Representation of Banco Mercantil del Norte, S.A., Institución de Banca Múltiple, Grupo Financiero Banorte, acting through its Cayman Islands Branch (Banorte), Mexico’s largest bank in terms of total assets, deposits and stockholders’ equity that is not controlled by or affiliated with a non-Mexican financial institution, as issuer in connection with (1) the offering in 2017 of U.S.$350 million in aggregate principal amount of its 6.875% Perpetual 5-Year Callable Subordinated Non-Preferred Non-Cumulative Tier 1 Capital Notes and U.S.$550 million in aggregated of its 7.625% Perpetual 10-Year Callable Subordinated Non-Preferred Non-Cumulative Tier 1 Capital Notes and (2) the offering in 2016 of U.S.$500 million in aggregate amount of its 5.750% Subordinated Preferred Capital Notes Due 2031.

Representation of VM Holding S.A., as issuer, in connection with its inaugural offering in the international capital markets of US$700 million aggregate principal amount of its 5.375% senior notes due 2027 through a Rule 144A/Regulation S issuance. VM Holding S.A. is the fourth largest producer of zinc content in the world and the holding company of the metals and mining operations of the Votorantim Group.

Representation of Colombia Telecomunicaciones S.A. ESP (ColTel), the second-largest integrated fixed-line and mobile telecommunications provider in Colombia, and the Colombian affiliate of Spain's Telefónica S.A., in the offering of its US$500 million Subordinated Perpetual Notes (the Hybrid Notes). The Hybrid Notes are the first international hybrid bond issued by a Colombian corporate issuer.
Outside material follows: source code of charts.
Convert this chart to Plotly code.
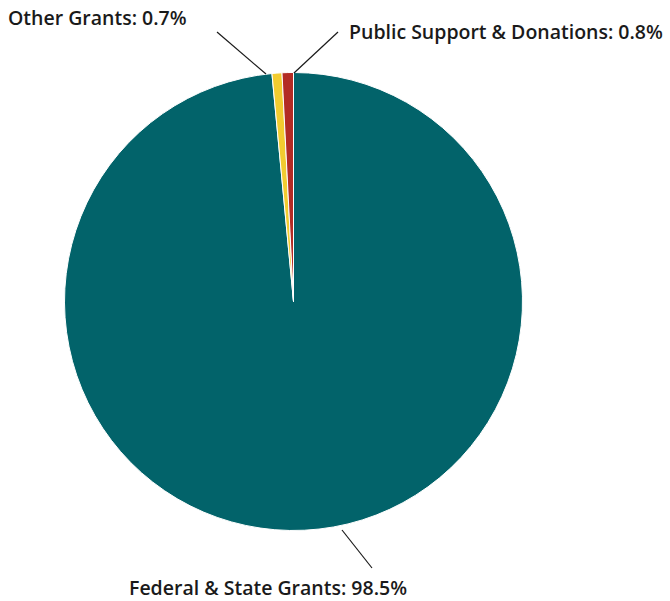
import plotly.graph_objects as go

labels = ["Federal & State Grants", "Other Grants", "Public Support & Donations"]
values = [98.5, 0.7, 0.8]
colors = ["#02636A", "#F2CC30", "#B32C24"]

W, H = 670, 601

def px(x):
    return x / W

def py(y):
    return 1 - y / H

cx, cy, r = 293.5, 301.5, 229

fig = go.Figure(go.Pie(
    labels=labels,
    values=values,
    sort=False,
    direction="clockwise",
    rotation=0,
    marker=dict(colors=colors, line=dict(color="white", width=1)),
    textinfo="none",
    hoverinfo="label+percent",
    domain=dict(x=[px(cx - r), px(cx + r)], y=[py(cy + r), py(cy - r)]),
    showlegend=False,
))

font = dict(family="'Open Sans', sans-serif", size=19.5, color="#1a1a1a", weight=600)

# label annotations: (text, x_left, y_center)
label_pos = [
    (f"{labels[0]}: {values[0]}%", 127, 587),
    (f"{labels[1]}: {values[1]}%", 6, 18),
    (f"{labels[2]}: {values[2]}%", 347, 32),
]
annotations = []
for t, x, y in label_pos:
    annotations.append(dict(text=t, x=px(x), y=py(y), xref="paper", yref="paper",
                            xanchor="left", yanchor="middle", showarrow=False, font=font))

leaders = [
    (342, 530, 372, 568),
    (217, 32, 266, 74),
    (338, 32, 294, 73),
]
shapes = []
for x0, y0, x1, y1 in leaders:
    shapes.append(dict(type="line", xref="paper", yref="paper",
                       x0=px(x0), y0=py(y0), x1=px(x1), y1=py(y1),
                       line=dict(color="#1a1a1a", width=1.2)))

fig.update_layout(
    width=W, height=H,
    margin=dict(l=0, r=0, t=0, b=0),
    paper_bgcolor="white",
    plot_bgcolor="white",
    annotations=annotations,
    shapes=shapes,
)

fig.write_html("out.html")
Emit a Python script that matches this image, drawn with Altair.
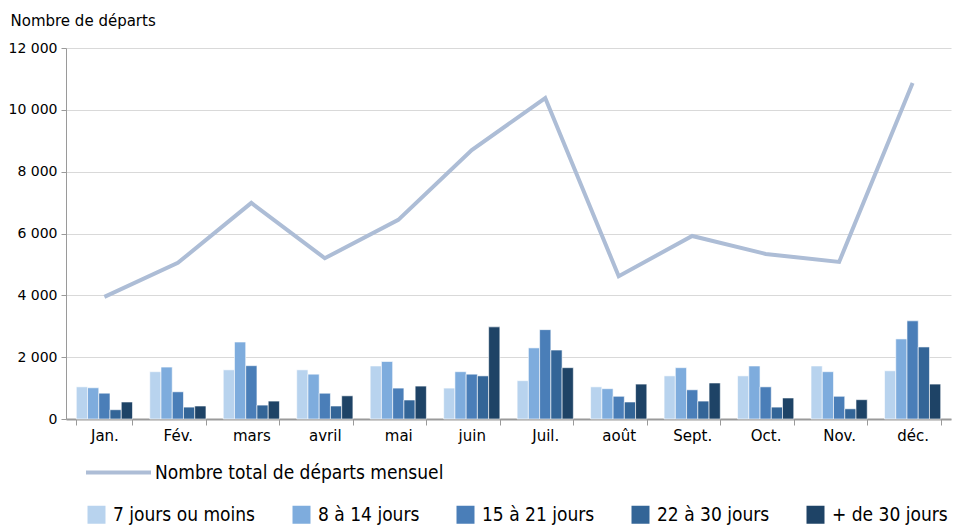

Representation of a group of international and Brazilian lenders on the restructuring of US$425 million of the indebtedness of S/A Usina Coruripe Açúcar e Álcool, a Brazilian sugar and ethanol producer. A portion of this indebtedness was restructured through a New York law-governed amended and restated secured export prepayment facility agreement in an aggregate principal amount of US$228.1 million and the remaining US$196.9 million was restructured through the execution of several secured bilateral export facilities under Brazilian law.